Exercise materials =>
>>
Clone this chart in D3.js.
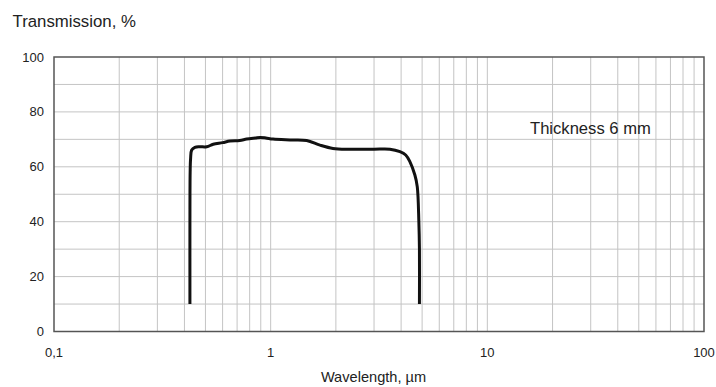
<!DOCTYPE html>
<html>
<head>
<meta charset="utf-8">
<script src="https://cdn.jsdelivr.net/npm/d3@7"></script>
<style>
  body { margin: 0; background: #fff; }
  text { font-family: "Liberation Sans", Arial, sans-serif; fill: #222; }
</style>
</head>
<body>
<svg width="716" height="387"></svg>
<script>
// wavelength (um) and transmission (%)
var wavelength = [0.424, 0.424, 0.425, 0.427, 0.432, 0.447, 0.47, 0.507, 0.543, 0.6, 0.649, 0.72, 0.775, 0.85, 0.893, 0.95, 1.025, 1.228, 1.466, 1.689, 1.939, 2.32, 3.0, 3.55, 3.95, 4.2, 4.39, 4.63, 4.75, 4.83, 4.86, 4.86];
var transmission = [10, 40, 58, 63, 66.1, 67.1, 67.3, 67.3, 68.2, 68.8, 69.4, 69.6, 70.1, 70.5, 70.7, 70.5, 70.1, 69.8, 69.6, 67.9, 66.7, 66.4, 66.4, 66.4, 65.5, 64.3, 61.9, 57, 52.7, 40, 30, 10];

var xTicks = [0.1, 1, 10, 100];
var xTickLabels = ['0,1', '1', '10', '100'];
var yTicks = [0, 20, 40, 60, 80, 100];

var titleText = 'Transmission, %';
var xTitleText = 'Wavelength, \u00b5m';
var noteText = 'Thickness 6 mm';

var margin = {left: 54, right: 12, top: 57, bottom: 55.5};
var width = 716 - margin.left - margin.right;
var height = 387 - margin.top - margin.bottom;

var svg = d3.select('svg');
var g = svg.append('g').attr('transform', `translate(${margin.left},${margin.top})`);

var x = d3.scaleLog().domain([0.1, 100]).range([0, width]);
var y = d3.scaleLinear().domain([0, 100]).range([height, 0]);

// minor log grid
var xGrid = [];
[0.1, 1, 10].forEach(function(dec) {
  for (var k = 2; k <= 10; k++) xGrid.push(dec * k);
});
xGrid.pop();

g.append('g').selectAll('line')
  .data(xGrid).enter().append('line')
  .attr('x1', d => x(d)).attr('x2', d => x(d))
  .attr('y1', 0).attr('y2', height)
  .attr('stroke', '#c4c4c4').attr('stroke-width', 1);

g.append('g').selectAll('line')
  .data(d3.range(10, 100, 10)).enter().append('line')
  .attr('x1', 0).attr('x2', width)
  .attr('y1', d => y(d)).attr('y2', d => y(d))
  .attr('stroke', '#c4c4c4').attr('stroke-width', 1);

g.append('rect')
  .attr('width', width).attr('height', height)
  .attr('fill', 'none').attr('stroke', '#555').attr('stroke-width', 1.5);

// axes labels
g.append('g').selectAll('text')
  .data(yTicks).enter().append('text')
  .attr('x', -10).attr('y', d => y(d)).attr('dy', '0.35em')
  .attr('text-anchor', 'end').attr('font-size', 13)
  .text(d => d);

g.append('g').selectAll('text')
  .data(xTicks).enter().append('text')
  .attr('x', d => x(d)).attr('y', height + 25)
  .attr('text-anchor', 'middle').attr('font-size', 13)
  .text((d, i) => xTickLabels[i]);

svg.append('text')
  .attr('x', 12.5).attr('y', 27).attr('font-size', 16.8)
  .text(titleText);

svg.append('text')
  .attr('x', 373.5).attr('y', 382).attr('text-anchor', 'middle').attr('font-size', 14.6)
  .text(xTitleText);

svg.append('text')
  .attr('x', 530).attr('y', 134).attr('font-size', 16.6)
  .text(noteText);

var line = d3.line()
  .x(d => x(d[0]))
  .y(d => y(d[1]))
  .curve(d3.curveCatmullRom.alpha(0.5));

g.append('path')
  .datum(d3.zip(wavelength, transmission))
  .attr('d', line)
  .attr('fill', 'none')
  .attr('stroke', '#111')
  .attr('stroke-width', 3)
  .attr('stroke-linejoin', 'round');
</script>
</body>
</html>
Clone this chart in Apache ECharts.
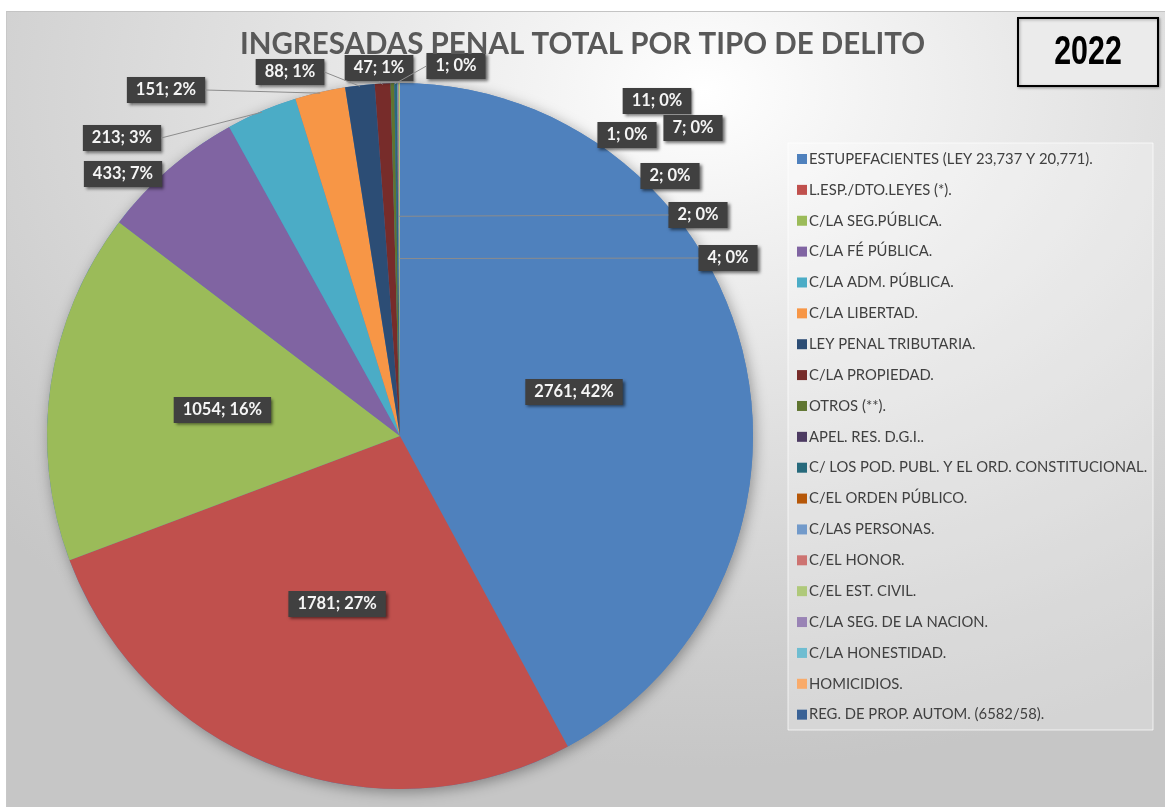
<!DOCTYPE html>
<html>
<head>
<meta charset="utf-8">
<script src="https://cdn.jsdelivr.net/npm/echarts@6/dist/echarts.min.js"></script>
<style>
  html, body { margin: 0; padding: 0; background: #fff; }
  #fondo {
    position: absolute; left: 6px; top: 11px; width: 1159px; height: 796px;
    border-top: 1px solid #c4c4c4; border-left: 1px solid #c8c8c8;
    background: radial-gradient(ellipse 80% 85% at 60% 10%, #ffffff 0%, #f3f3f3 18%, #e0e0e0 50%, #cdcdcd 85%, #c6c6c6 100%);
  }
  #main { position: absolute; left: 0; top: 0; width: 1165px; height: 807px; }
</style>
</head>
<body>
<div id="fondo"></div>
<div id="main"></div>
<script>
// tipos de delito (orden de la planilla)
const categorias = [
  'ESTUPEFACIENTES (LEY 23,737 Y 20,771).',
  'L.ESP./DTO.LEYES (*).',
  'C/LA SEG.PÚBLICA.',
  'C/LA FÉ PÚBLICA.',
  'C/LA ADM. PÚBLICA.',
  'C/LA LIBERTAD.',
  'LEY PENAL TRIBUTARIA.',
  'C/LA PROPIEDAD.',
  'OTROS (**).',
  'APEL. RES. D.G.I..',
  'C/ LOS POD. PUBL. Y EL ORD. CONSTITUCIONAL.',
  'C/EL ORDEN PÚBLICO.',
  'C/LAS PERSONAS.',
  'C/EL HONOR.',
  'C/EL EST. CIVIL.',
  'C/LA SEG. DE LA NACION.',
  'C/LA HONESTIDAD.',
  'HOMICIDIOS.',
  'REG. DE PROP. AUTOM. (6582/58).'
];
const ingresadas = [2761, 1781, 1054, 433, 213, 151, 88, 47, 11, 1, 7, 1, 2, 2, 4, 0, 0, 0, 0];

const colores = [
  '#4F81BD', '#C0504D', '#9BBB59', '#8064A2', '#4BACC6', '#F79646',
  '#2C4D75', '#772C2A', '#5F7530', '#4D3B62', '#276A7C', '#B65708',
  '#729ACA', '#CD7371', '#AFC97A', '#9983B5', '#6FBDD1', '#F9AB6B', '#3A6296'
];

const total = ingresadas.reduce((a, b) => a + b, 0);
const centro = [400, 436];
const radio = 353;

// etiquetas grandes dentro de la porcion
const adentro = [0, 1, 2];
// posicion de las etiquetas de afuera (centro del cuadro) y si llevan linea guia
const etiquetasAfuera = {
  3: [123, 174, false],
  4: [122, 138, true],
  5: [166, 90, true],
  6: [290, 72, true],
  7: [379, 68, true],
  8: [657, 101, false],
  9: [456, 66, true],
  10: [693, 128, false],
  11: [627, 135, false],
  12: [670, 176, false],
  13: [698, 215, true],
  14: [728, 258, true]
};

// angulo medio de cada porcion (horario desde arriba)
const angMedio = [];
let acum = 0;
ingresadas.forEach(v => {
  angMedio.push((acum + v / 2) / total * Math.PI * 2);
  acum += v;
});

// linea guia: del lado del cuadro al punto mas cercano sobre el radio medio de la porcion
function lineaGuia(i, pos, w, h) {
  const dx = Math.sin(angMedio[i]), dy = -Math.cos(angMedio[i]);
  const lados = [[pos[0] - w / 2, pos[1]], [pos[0] + w / 2, pos[1]], [pos[0], pos[1] - h / 2], [pos[0], pos[1] + h / 2]];
  let mejor = null, dmin = Infinity;
  lados.forEach(a => {
    let t = (a[0] - centro[0]) * dx + (a[1] - centro[1]) * dy;
    t = Math.max(0, Math.min(radio - 1, t));
    const p = [centro[0] + dx * t, centro[1] + dy * t];
    const d = Math.hypot(p[0] - a[0], p[1] - a[1]);
    if (d < dmin) { dmin = d; mejor = [p, a]; }
  });
  return mejor;
}

const guias = {};

const datos = categorias.map((nombre, i) => {
  let item = { name: nombre, value: ingresadas[i], itemStyle: { color: colores[i] } };
  if (ingresadas[i] === 0) {
    item.label = { show: false };
  } else if (adentro.indexOf(i) >= 0) {
    item.label = { position: 'inner' };
  } else {
    item.label = { position: 'outside' };
  }
  return item;
});

const chart = echarts.init(document.getElementById('main'));

const decorado = [
  {
    id: 'panel', type: 'rect', z: -1,
    shape: { x: 788, y: 143, width: 365, height: 587 },
    style: { fill: 'rgba(255,255,255,0.25)', stroke: 'rgba(255,255,255,0.7)', lineWidth: 1 }
  },
  {
    id: 'caja', type: 'rect',
    shape: { x: 1018, y: 18, width: 140, height: 68 },
    style: { fill: '#ebebeb', stroke: '#000', lineWidth: 2, shadowBlur: 3, shadowColor: 'rgba(0,0,0,0.3)', shadowOffsetX: 1, shadowOffsetY: 1 }
  },
  {
    id: 'anio', type: 'text',
    x: 1088, y: 53,
    scaleX: 0.76,
    style: {
      text: '2022', align: 'center', verticalAlign: 'middle',
      font: 'bold 40px "Liberation Sans", Arial, sans-serif',
      fill: '#000', shadowBlur: 2, shadowColor: 'rgba(0,0,0,0.35)', shadowOffsetY: 1
    }
  }
];

chart.setOption({
  animation: false,
  title: {
    text: 'INGRESADAS PENAL TOTAL POR TIPO DE DELITO',
    left: 'center',
    top: 24,
    textStyle: { fontFamily: 'Lato', fontWeight: 'bold', fontSize: 29.5, color: '#595959' }
  },
  legend: {
    orient: 'vertical',
    left: 797,
    top: 150,
    data: categorias,
    icon: 'rect',
    itemWidth: 10,
    itemHeight: 10,
    itemGap: 12.87,
    padding: 0,
    selectedMode: false,
    textStyle: { fontFamily: 'Lato', fontSize: 14.8, color: '#404040', lineHeight: 18, padding: [0, 0, 0, -3] }
  },
  graphic: decorado,
  series: [
    {
      // sombra del disco
      type: 'pie',
      silent: true,
      center: centro,
      radius: radio,
      z: 1,
      label: { show: false },
      labelLine: { show: false },
      itemStyle: { color: '#4F81BD', shadowBlur: 14, shadowColor: 'rgba(0,0,0,0.35)', shadowOffsetX: 2, shadowOffsetY: 3 },
      data: [{ name: 'total', value: total }]
    },
    {
      type: 'pie',
      center: centro,
      radius: radio,
      z: 2,
      startAngle: 90,
      clockwise: true,
      avoidLabelOverlap: false,
      itemStyle: { borderWidth: 0 },
      label: {
        formatter: (p) => p.value + '; ' + Math.round(p.value / total * 100) + '%',
        fontFamily: 'Lato',
        fontWeight: 'bold',
        fontSize: 16.5,
        color: '#f5f5f5',
        backgroundColor: '#404040',
        padding: [5, 9, 4, 9],
        shadowBlur: 3,
        shadowColor: 'rgba(0,0,0,0.55)',
        shadowOffsetX: 2,
        shadowOffsetY: 2
      },
      labelLine: { show: false },
      labelLayout: (p) => {
        const pos = etiquetasAfuera[p.dataIndex];
        if (!pos) return {};
        if (pos[2]) guias[p.dataIndex] = lineaGuia(p.dataIndex, pos, p.labelRect.width, p.labelRect.height);
        return { x: pos[0], y: pos[1], align: 'center', verticalAlign: 'middle' };
      },
      data: datos
    }
  ]
});

// lineas guia (grises, por encima de las porciones)
const lineas = Object.keys(guias).map(k => ({
  id: 'guia' + k,
  type: 'polyline',
  z: 3,
  silent: true,
  shape: { points: guias[k] },
  style: { stroke: '#8c8c8c', lineWidth: 1, fill: null }
}));
chart.setOption({ graphic: decorado.concat(lineas) });
</script>
</body>
</html>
<<
Work required => Write out exactly the lines between the start of the data and the line with "var y = d3.scaleLinear().domain([0, 100]).range([height, 0]);", including both, but none of the pictures.

Solved problem =>
Clone this chart in D3.js.
<!DOCTYPE html>
<html>
<head>
<meta charset="utf-8">
<script src="https://cdn.jsdelivr.net/npm/d3@7"></script>
<style>
  body { margin: 0; background: #fff; }
  text { font-family: "Liberation Sans", Arial, sans-serif; fill: #222; }
</style>
</head>
<body>
<svg width="716" height="387"></svg>
<script>
// wavelength (um) and transmission (%)
var wavelength = [0.424, 0.424, 0.425, 0.427, 0.432, 0.447, 0.47, 0.507, 0.543, 0.6, 0.649, 0.72, 0.775, 0.85, 0.893, 0.95, 1.025, 1.228, 1.466, 1.689, 1.939, 2.32, 3.0, 3.55, 3.95, 4.2, 4.39, 4.63, 4.75, 4.83, 4.86, 4.86];
var transmission = [10, 40, 58, 63, 66.1, 67.1, 67.3, 67.3, 68.2, 68.8, 69.4, 69.6, 70.1, 70.5, 70.7, 70.5, 70.1, 69.8, 69.6, 67.9, 66.7, 66.4, 66.4, 66.4, 65.5, 64.3, 61.9, 57, 52.7, 40, 30, 10];

var xTicks = [0.1, 1, 10, 100];
var xTickLabels = ['0,1', '1', '10', '100'];
var yTicks = [0, 20, 40, 60, 80, 100];

var titleText = 'Transmission, %';
var xTitleText = 'Wavelength, \u00b5m';
var noteText = 'Thickness 6 mm';

var margin = {left: 54, right: 12, top: 57, bottom: 55.5};
var width = 716 - margin.left - margin.right;
var height = 387 - margin.top - margin.bottom;

var svg = d3.select('svg');
var g = svg.append('g').attr('transform', `translate(${margin.left},${margin.top})`);

var x = d3.scaleLog().domain([0.1, 100]).range([0, width]);
var y = d3.scaleLinear().domain([0, 100]).range([height, 0]);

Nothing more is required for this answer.